### STATED TASK
Drop every picture. Then return, exactly, the lines from the beginning of the listing below through the one containing "false, true, true];".

— Begin MATERIAL PROVIDED —

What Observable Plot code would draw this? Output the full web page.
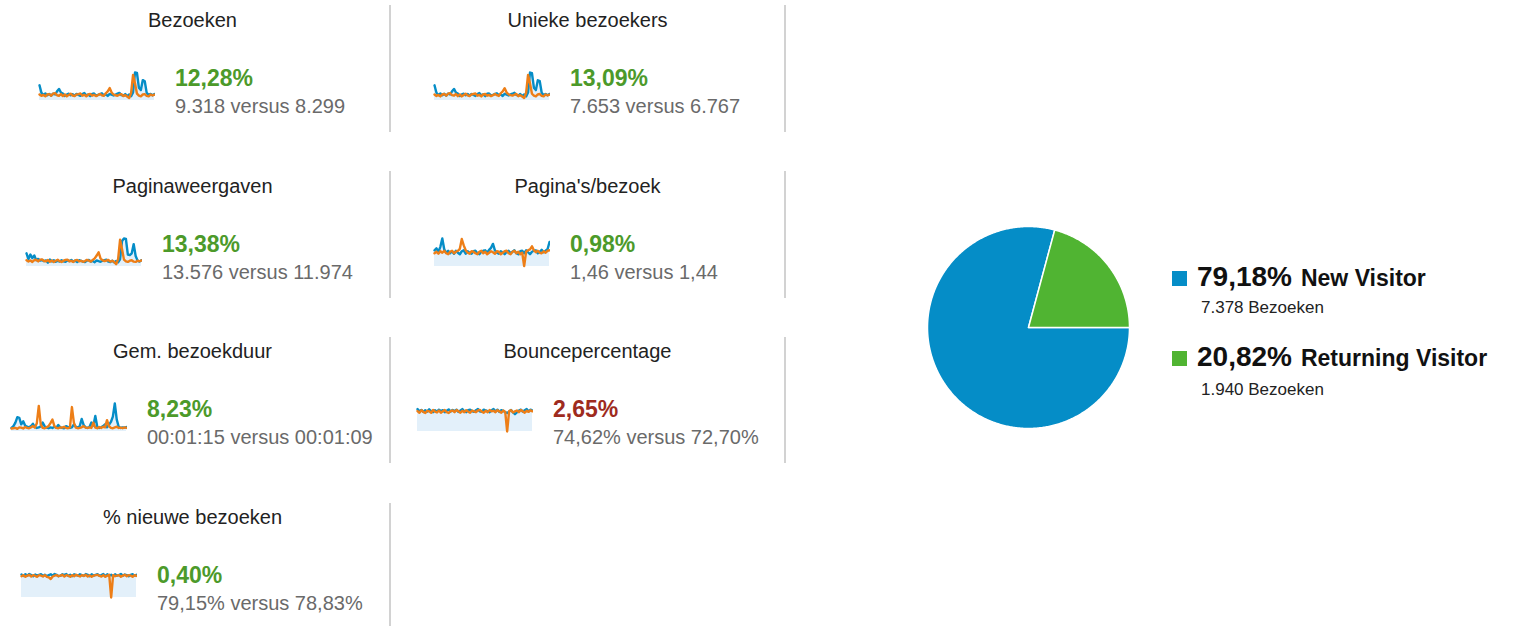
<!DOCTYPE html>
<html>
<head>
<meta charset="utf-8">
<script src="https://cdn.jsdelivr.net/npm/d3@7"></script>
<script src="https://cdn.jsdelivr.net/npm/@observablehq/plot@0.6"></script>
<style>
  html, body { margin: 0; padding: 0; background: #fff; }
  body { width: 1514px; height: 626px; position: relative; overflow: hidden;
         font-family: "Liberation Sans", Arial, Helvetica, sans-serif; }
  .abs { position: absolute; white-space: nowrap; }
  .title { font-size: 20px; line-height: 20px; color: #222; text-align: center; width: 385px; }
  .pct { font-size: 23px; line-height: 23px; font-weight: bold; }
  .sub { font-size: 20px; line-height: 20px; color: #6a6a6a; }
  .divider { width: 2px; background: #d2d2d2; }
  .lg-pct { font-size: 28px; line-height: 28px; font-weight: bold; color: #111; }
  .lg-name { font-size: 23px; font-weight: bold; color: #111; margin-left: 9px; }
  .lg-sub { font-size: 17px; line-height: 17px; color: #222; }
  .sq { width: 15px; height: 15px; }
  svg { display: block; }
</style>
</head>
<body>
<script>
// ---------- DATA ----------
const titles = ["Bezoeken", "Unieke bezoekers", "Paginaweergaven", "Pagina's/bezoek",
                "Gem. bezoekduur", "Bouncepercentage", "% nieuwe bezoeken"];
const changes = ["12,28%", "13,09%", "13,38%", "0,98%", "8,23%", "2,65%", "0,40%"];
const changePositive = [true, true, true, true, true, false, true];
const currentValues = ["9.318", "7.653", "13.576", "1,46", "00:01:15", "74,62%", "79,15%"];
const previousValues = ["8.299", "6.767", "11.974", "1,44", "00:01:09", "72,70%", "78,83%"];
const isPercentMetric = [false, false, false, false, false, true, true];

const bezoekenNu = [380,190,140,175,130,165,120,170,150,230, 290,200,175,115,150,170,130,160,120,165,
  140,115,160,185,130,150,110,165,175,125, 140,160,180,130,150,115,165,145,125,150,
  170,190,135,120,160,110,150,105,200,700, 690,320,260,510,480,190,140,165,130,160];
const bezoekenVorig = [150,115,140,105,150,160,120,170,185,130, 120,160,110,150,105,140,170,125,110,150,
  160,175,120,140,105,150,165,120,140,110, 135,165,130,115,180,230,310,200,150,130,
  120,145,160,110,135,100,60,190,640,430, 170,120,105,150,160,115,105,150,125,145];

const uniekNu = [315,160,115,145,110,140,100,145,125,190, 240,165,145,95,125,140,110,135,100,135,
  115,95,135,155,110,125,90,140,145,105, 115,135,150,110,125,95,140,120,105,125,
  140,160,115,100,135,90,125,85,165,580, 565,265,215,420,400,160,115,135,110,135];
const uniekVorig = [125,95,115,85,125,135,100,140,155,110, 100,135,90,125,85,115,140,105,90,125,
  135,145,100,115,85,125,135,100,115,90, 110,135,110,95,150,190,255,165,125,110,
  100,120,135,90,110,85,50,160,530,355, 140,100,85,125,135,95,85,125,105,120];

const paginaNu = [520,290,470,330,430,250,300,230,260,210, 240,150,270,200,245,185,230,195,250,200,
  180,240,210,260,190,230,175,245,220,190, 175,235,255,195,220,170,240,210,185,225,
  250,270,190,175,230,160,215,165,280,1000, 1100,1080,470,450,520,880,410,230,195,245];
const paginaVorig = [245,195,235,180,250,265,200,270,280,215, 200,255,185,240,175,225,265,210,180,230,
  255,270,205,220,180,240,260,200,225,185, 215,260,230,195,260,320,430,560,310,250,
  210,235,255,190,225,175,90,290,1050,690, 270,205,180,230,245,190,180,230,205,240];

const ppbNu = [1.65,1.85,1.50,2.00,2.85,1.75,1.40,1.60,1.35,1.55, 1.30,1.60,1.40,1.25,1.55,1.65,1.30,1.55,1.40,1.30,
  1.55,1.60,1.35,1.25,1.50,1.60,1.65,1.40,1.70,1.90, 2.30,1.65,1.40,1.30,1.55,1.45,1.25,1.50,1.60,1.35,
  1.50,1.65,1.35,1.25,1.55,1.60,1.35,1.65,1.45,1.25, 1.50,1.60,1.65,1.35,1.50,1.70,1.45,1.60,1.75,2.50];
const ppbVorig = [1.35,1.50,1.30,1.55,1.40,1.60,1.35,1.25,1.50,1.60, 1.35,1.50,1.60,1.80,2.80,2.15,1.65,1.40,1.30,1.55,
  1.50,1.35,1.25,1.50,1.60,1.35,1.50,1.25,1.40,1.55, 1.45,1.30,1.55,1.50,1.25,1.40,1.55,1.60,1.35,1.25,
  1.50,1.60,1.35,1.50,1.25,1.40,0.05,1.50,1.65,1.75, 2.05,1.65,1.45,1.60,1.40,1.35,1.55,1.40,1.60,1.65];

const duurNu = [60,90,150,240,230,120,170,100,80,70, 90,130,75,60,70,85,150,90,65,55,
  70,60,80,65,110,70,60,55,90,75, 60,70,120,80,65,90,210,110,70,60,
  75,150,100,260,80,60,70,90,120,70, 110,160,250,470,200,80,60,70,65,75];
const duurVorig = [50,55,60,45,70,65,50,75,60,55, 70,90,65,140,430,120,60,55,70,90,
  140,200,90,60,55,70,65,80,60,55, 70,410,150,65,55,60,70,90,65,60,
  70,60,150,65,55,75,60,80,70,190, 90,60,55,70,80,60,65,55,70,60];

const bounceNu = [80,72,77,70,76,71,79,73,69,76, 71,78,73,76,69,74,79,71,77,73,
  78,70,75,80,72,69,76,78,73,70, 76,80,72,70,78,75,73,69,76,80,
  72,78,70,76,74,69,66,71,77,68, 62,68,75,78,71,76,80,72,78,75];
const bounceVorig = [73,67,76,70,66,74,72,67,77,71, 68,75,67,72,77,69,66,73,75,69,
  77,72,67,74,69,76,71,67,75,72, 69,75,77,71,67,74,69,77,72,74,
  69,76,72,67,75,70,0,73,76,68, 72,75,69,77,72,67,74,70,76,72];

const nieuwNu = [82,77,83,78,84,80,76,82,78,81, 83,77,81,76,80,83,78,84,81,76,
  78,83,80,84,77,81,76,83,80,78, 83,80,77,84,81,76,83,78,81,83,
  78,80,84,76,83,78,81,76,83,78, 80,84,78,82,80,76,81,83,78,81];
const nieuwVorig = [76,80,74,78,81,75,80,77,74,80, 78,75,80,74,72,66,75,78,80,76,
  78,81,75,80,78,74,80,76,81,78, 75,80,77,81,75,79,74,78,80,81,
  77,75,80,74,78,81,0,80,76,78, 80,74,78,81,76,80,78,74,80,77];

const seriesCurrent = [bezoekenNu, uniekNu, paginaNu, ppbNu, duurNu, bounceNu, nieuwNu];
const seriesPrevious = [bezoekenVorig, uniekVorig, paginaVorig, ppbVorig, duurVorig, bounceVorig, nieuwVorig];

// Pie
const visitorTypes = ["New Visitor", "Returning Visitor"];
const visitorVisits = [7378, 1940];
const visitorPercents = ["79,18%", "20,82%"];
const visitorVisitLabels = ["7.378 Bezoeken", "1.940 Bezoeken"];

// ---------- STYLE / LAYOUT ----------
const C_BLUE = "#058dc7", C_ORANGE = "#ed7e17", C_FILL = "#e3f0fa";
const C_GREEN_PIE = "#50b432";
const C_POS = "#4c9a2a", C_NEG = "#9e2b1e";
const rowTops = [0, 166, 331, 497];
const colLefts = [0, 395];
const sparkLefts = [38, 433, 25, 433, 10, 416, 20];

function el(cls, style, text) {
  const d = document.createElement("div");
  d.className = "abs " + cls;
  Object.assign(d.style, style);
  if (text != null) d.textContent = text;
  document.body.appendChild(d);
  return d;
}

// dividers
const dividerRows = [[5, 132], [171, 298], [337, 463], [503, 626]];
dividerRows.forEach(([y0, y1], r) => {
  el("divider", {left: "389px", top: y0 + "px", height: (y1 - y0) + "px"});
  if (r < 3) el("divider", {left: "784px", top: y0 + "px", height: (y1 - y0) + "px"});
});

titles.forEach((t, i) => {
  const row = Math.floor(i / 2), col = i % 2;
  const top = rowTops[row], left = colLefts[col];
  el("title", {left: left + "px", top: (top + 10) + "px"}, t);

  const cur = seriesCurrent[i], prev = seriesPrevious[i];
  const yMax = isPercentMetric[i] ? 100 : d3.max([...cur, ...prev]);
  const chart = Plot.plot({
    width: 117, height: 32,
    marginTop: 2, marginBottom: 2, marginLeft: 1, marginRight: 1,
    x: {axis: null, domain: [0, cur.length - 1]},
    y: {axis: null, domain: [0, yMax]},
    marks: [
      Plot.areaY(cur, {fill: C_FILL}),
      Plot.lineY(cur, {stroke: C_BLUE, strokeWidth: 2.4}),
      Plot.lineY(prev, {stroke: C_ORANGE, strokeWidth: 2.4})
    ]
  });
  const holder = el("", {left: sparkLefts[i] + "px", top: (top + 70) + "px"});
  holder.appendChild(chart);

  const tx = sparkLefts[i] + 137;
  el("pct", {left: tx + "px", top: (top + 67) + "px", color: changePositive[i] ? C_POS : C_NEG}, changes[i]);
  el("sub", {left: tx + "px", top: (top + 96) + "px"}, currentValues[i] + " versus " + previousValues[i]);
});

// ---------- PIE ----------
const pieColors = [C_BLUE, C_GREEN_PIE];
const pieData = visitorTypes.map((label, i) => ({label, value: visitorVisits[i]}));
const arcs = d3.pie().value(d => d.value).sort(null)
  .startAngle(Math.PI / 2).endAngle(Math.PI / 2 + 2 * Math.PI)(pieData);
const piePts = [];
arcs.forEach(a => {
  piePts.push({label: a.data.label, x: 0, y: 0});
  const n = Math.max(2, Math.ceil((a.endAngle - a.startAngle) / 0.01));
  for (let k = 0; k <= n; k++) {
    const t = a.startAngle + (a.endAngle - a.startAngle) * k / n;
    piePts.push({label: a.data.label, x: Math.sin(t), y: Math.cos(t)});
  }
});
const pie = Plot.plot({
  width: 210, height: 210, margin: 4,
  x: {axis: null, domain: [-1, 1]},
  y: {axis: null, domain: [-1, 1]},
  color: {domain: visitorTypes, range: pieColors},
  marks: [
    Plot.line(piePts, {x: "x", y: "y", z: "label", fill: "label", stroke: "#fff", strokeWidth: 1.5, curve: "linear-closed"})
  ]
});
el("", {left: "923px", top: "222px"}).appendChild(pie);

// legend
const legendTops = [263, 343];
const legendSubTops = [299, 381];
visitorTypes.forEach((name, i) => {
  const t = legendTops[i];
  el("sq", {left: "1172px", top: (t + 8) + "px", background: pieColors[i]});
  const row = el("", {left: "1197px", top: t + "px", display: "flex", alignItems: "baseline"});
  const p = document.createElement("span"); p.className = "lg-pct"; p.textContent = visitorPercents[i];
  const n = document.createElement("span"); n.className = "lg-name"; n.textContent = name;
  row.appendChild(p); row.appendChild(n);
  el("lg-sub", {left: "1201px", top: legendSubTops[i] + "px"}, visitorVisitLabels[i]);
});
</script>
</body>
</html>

— End MATERIAL PROVIDED —

### ANSWER BELOW
What Observable Plot code would draw this? Output the full web page.
<!DOCTYPE html>
<html>
<head>
<meta charset="utf-8">
<script src="https://cdn.jsdelivr.net/npm/d3@7"></script>
<script src="https://cdn.jsdelivr.net/npm/@observablehq/plot@0.6"></script>
<style>
  html, body { margin: 0; padding: 0; background: #fff; }
  body { width: 1514px; height: 626px; position: relative; overflow: hidden;
         font-family: "Liberation Sans", Arial, Helvetica, sans-serif; }
  .abs { position: absolute; white-space: nowrap; }
  .title { font-size: 20px; line-height: 20px; color: #222; text-align: center; width: 385px; }
  .pct { font-size: 23px; line-height: 23px; font-weight: bold; }
  .sub { font-size: 20px; line-height: 20px; color: #6a6a6a; }
  .divider { width: 2px; background: #d2d2d2; }
  .lg-pct { font-size: 28px; line-height: 28px; font-weight: bold; color: #111; }
  .lg-name { font-size: 23px; font-weight: bold; color: #111; margin-left: 9px; }
  .lg-sub { font-size: 17px; line-height: 17px; color: #222; }
  .sq { width: 15px; height: 15px; }
  svg { display: block; }
</style>
</head>
<body>
<script>
// ---------- DATA ----------
const titles = ["Bezoeken", "Unieke bezoekers", "Paginaweergaven", "Pagina's/bezoek",
                "Gem. bezoekduur", "Bouncepercentage", "% nieuwe bezoeken"];
const changes = ["12,28%", "13,09%", "13,38%", "0,98%", "8,23%", "2,65%", "0,40%"];
const changePositive = [true, true, true, true, true, false, true];
const currentValues = ["9.318", "7.653", "13.576", "1,46", "00:01:15", "74,62%", "79,15%"];
const previousValues = ["8.299", "6.767", "11.974", "1,44", "00:01:09", "72,70%", "78,83%"];
const isPercentMetric = [false, false, false, false, false, true, true];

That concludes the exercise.